Hacker News

dang · on Aug 6, 2014

This post was killed by user flags.

tombrossman · on Aug 6, 2014

I've just flagged this due to the mechanical '10/10 great job, would crawl again' comments popping up, though I'm not sure this is best practice as the comments are suspect, not necessarily the linked story.

Is there a better approach to use?

jakequist · on Aug 6, 2014

Actually the comments are a good mix of positive & negative.

forca · on Aug 6, 2014

Why pay for this when there are OSS/Libre tools that do this for the proper cost of $0?

rb2k_ · on Aug 6, 2014

The example e.g. uses Anemone (https://github.com/chriskite/anemone):

https://github.com/zillabyte/domain_crawl/blob/a22e1fe338e28...
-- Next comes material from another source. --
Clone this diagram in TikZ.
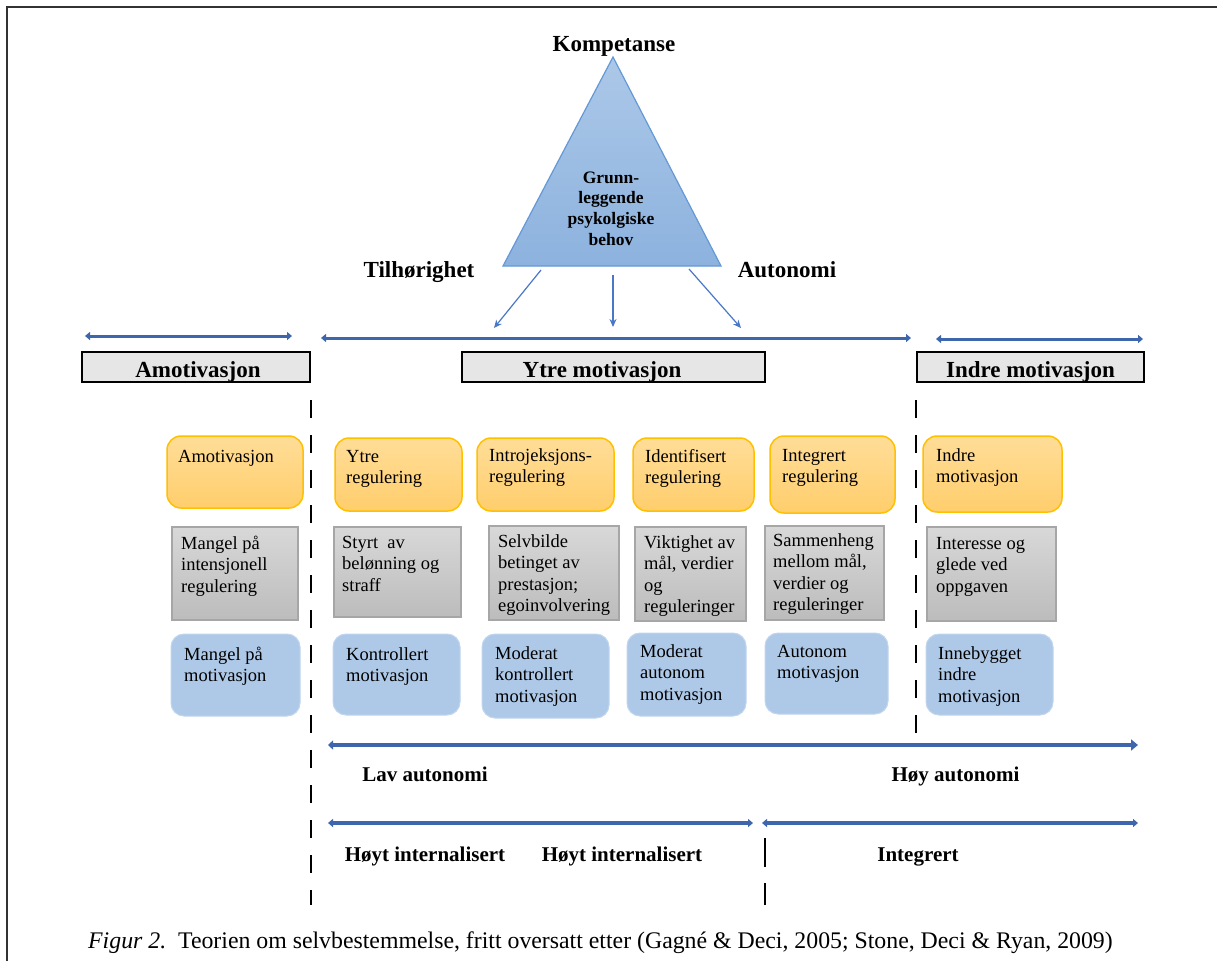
\documentclass[tikz,border=0pt]{standalone}
\usepackage{fontspec}
\setmainfont{Liberation Serif}
\usetikzlibrary{arrows.meta}
\definecolor{arrowblue}{RGB}{62,102,172}
\definecolor{thinblue}{RGB}{74,120,200}
\definecolor{orangeT}{RGB}{255,221,152}
\definecolor{orangeB}{RGB}{255,206,108}
\definecolor{orangeD}{RGB}{255,192,0}
\definecolor{grayT}{RGB}{216,216,216}
\definecolor{grayB}{RGB}{188,188,188}
\definecolor{grayD}{RGB}{166,166,166}
\definecolor{blueF}{RGB}{174,201,232}
\definecolor{blueD}{RGB}{192,213,238}
\definecolor{triT}{RGB}{172,200,232}
\definecolor{triB}{RGB}{140,178,222}
\definecolor{triD}{RGB}{100,152,214}
\definecolor{headF}{RGB}{230,230,230}
\definecolor{frameC}{RGB}{50,50,50}
\newcommand\mybox[9]{%
  \node[#1, minimum width={(#5-#3)*1pt}, minimum height={(#6-#4)*1pt}] (#2) at ({(#3+#5)/2},{(#4+#6)/2}) {};
  \node[bt, anchor=base west] (#2t) at (#7,#8) {\parbox[t]{160pt}{\raggedright #9}};
}
\begin{document}
\begin{tikzpicture}[x=1pt,y=-1pt,
  ob/.style={draw=orangeD, line width=1.5pt, rounded corners=14pt, top color=orangeT, bottom color=orangeB, inner sep=0pt},
  gb/.style={draw=grayD, line width=1.5pt, top color=grayT, bottom color=grayB, inner sep=0pt},
  bb/.style={draw=blueD, line width=1pt, rounded corners=13pt, fill=blueF, inner sep=0pt},
  hb/.style={draw=black, line width=1.5pt, fill=headF, inner sep=0pt},
  bt/.style={inner sep=0pt, font=\fontsize{18.5}{21.5}\selectfont},
  big/.style={inner sep=0pt, font=\fontsize{23}{27}\selectfont\bfseries},
  mid/.style={inner sep=0pt, font=\fontsize{21}{25}\selectfont\bfseries},
  tri/.style={inner sep=0pt, font=\fontsize{17.5}{20.7}\selectfont\bfseries},
  capt/.style={inner sep=0pt, font=\fontsize{23.8}{28}\selectfont},
  harr/.style={draw=arrowblue, line width=3pt, {Triangle[length=5pt,width=8pt]}-{Triangle[length=5pt,width=8pt]}},
  tarr/.style={draw=thinblue, line width=1.2pt, -{Stealth[length=8pt,width=7pt]}},
  dl/.style={draw=black, line width=1.5pt, dash pattern=on 18pt off 17pt},
]
\useasboundingbox (0,0) rectangle (1217,961);
\fill[white] (0,0) rectangle (1217,961);
% frame
\draw[frameC, line width=2pt] (7,961) -- (7,7) -- (1217,7);

% triangle
\coordinate (tA) at (613,57);
\coordinate (tL) at (503,266);
\coordinate (tR) at (721,266);
\shade[top color=triT, bottom color=triB, draw=triD, line width=1.2pt, line join=miter] (tA) -- (tL) -- (tR) -- cycle;
\node[tri, anchor=base] (tri) at (611,183) {\parbox[t]{140pt}{\centering Grunn-\\leggende\\psykolgiske\\behov}};

\node[big, anchor=base] (komp) at (614,51) {Kompetanse};
\node[big, anchor=base] (tilh) at (419,277) {Tilhørighet};
\node[big, anchor=base] (auto) at (787,277) {Autonomi};

% arrows from triangle
\coordinate (a1s) at (541,270); \coordinate (a1e) at (494,328);
\coordinate (a2s) at (613,275); \coordinate (a2e) at (613,327);
\coordinate (a3s) at (689,269); \coordinate (a3e) at (741,328);
\draw[tarr] (a1s) -- (a1e);
\draw[tarr] (a2s) -- (a2e);
\draw[tarr] (a3s) -- (a3e);

% header arrows
\coordinate (h1l) at (85,336); \coordinate (h1r) at (292,336);
\coordinate (h2l) at (321,338); \coordinate (h2r) at (911,338);
\coordinate (h3l) at (936,339); \coordinate (h3r) at (1143,339);
\draw[harr] (h1l) -- (h1r);
\draw[harr] (h2l) -- (h2r);
\draw[harr] (h3l) -- (h3r);

% header boxes
\node[hb, minimum width=228pt, minimum height=30pt] (hA) at (196,367) {};
\node[big, anchor=base] (hAt) at (198,377) {Amotivasjon};
\node[hb, minimum width=303pt, minimum height=30pt] (hY) at (613.5,367) {};
\node[big, anchor=base] (hYt) at (602,377) {Ytre motivasjon};
\node[hb, minimum width=227pt, minimum height=30pt] (hI) at (1030.5,367) {};
\node[big, anchor=base] (hIt) at (1030.5,377) {Indre motivasjon};

% dashed separators
\coordinate (d1t) at (311,400); \coordinate (d1b) at (311,905);
\coordinate (d2t) at (916,400); \coordinate (d2b) at (916,742);
\coordinate (d3t) at (765,838); \coordinate (d3b) at (765,905);
\draw[dl] (d1t) -- (d1b);
\draw[dl] (d2t) -- (d2b);
\draw[dl, dash pattern=on 29pt off 16pt] (d3t) -- (d3b);

% orange boxes
\mybox{ob}{o1}{167}{436}{303}{508}{178}{462}{Amotivasjon}
\mybox{ob}{o2}{335}{438}{462}{511}{346}{462}{Ytre\\regulering}
\mybox{ob}{o3}{477}{438}{614}{511}{489}{461}{Introjeksjons-\\regulering}
\mybox{ob}{o4}{633}{438}{754}{511}{645}{462}{Identifisert\\regulering}
\mybox{ob}{o5}{770}{436}{895}{513}{782}{461}{Integrert\\regulering}
\mybox{ob}{o6}{923}{436}{1062}{512}{936}{461}{Indre\\motivasjon}

% gray boxes
\mybox{gb}{g1}{172}{527}{298}{620}{181}{549}{Mangel på\\intensjonell\\regulering}
\mybox{gb}{g2}{334}{527}{461}{617}{342}{548}{Styrt\ \ av\\belønning og\\straff}
\mybox{gb}{g3}{489}{526}{619}{620}{498}{547}{Selvbilde\\betinget av\\prestasjon;\\egoinvolvering}
\mybox{gb}{g4}{635}{527}{746}{621}{644}{548}{Viktighet av\\mål, verdier\\og\\reguleringer}
\mybox{gb}{g5}{765}{526}{884}{620}{773}{546}{Sammenheng\\mellom mål,\\verdier og\\reguleringer}
\mybox{gb}{g6}{927}{527}{1056}{621}{936}{549}{Interesse og\\glede ved\\oppgaven}

% blue boxes
\mybox{bb}{b1}{171}{634}{300}{716}{184}{660}{Mangel på\\motivasjon}
\mybox{bb}{b2}{333}{634}{460}{715}{346}{660}{Kontrollert\\motivasjon}
\mybox{bb}{b3}{482}{634}{609}{718}{495}{659}{Moderat\\kontrollert\\motivasjon}
\mybox{bb}{b4}{627}{633}{746}{716}{640}{657}{Moderat\\autonom\\motivasjon}
\mybox{bb}{b5}{765}{633}{888}{714}{777}{657}{Autonom\\motivasjon}
\mybox{bb}{b6}{926}{634}{1053}{715}{938}{659}{Innebygget\\indre\\motivasjon}

% autonomy arrow
\coordinate (la) at (328,745); \coordinate (ha) at (1138,745);
\draw[draw=arrowblue, line width=4pt, {Triangle[length=5pt,width=9pt]}-{Triangle[length=7pt,width=11pt]}] (la) -- (ha);
\node[mid, anchor=base] (lav) at (425,781) {Lav autonomi};
\node[mid, anchor=base] (hoy) at (955.5,781) {Høy autonomi};

% internalisation arrows
\coordinate (i1l) at (328,823); \coordinate (i1r) at (753,823);
\coordinate (i2l) at (762,823); \coordinate (i2r) at (1138,823);
\draw[harr, line width=3.5pt] (i1l) -- (i1r);
\draw[harr, line width=3.5pt] (i2l) -- (i2r);
\node[mid, anchor=base] (hi1) at (425,861) {Høyt internalisert};
\node[mid, anchor=base] (hi2) at (622,861) {Høyt internalisert};
\node[mid, anchor=base] (intg) at (918,861) {Integrert};

% caption
\node[capt, anchor=base west] (cap) at (88,948) {\textit{Figur 2.}\ \ Teorien om selvbestemmelse, fritt oversatt etter (Gagné \& Deci, 2005; Stone, Deci \& Ryan, 2009)};
\end{tikzpicture}
\end{document}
jakequist · on Aug 6, 2014

Web scraping is just one example of what Zillabyte can do. The open source libraries out there can be a good solution, but our cloud platform lets you scrape the web at scale. That's the main value we can provide in terms of web scraping.

We also support analyzing internal data such as logs. We also provide a pre-scraped web corpus for our users to mine.

alexthedesigner · on Aug 6, 2014

Here is another effective one-liner: wget --recursive --html-extension --page-requisites --convert-links www.randomwebsite.com

ianhathaway · on Aug 6, 2014

Zillabyte allows even fairly non-technical types like me to extract information from the largest repository in history -- the web. I'm a non-traditional user of the tool, but have found it's application for social science researchers to be one of adding an extra dimension to my information set. Thank you Zillabyte.

akosner · on Aug 6, 2014

Zillabyte radically simplifies the process of setting up a web crawler. More and more data-minded developers and marketers are looking to create custom data sets from the open web and these kinds of components combined with ZBs infrastructure will make it much faster and easier to roll your own big data. One to watch.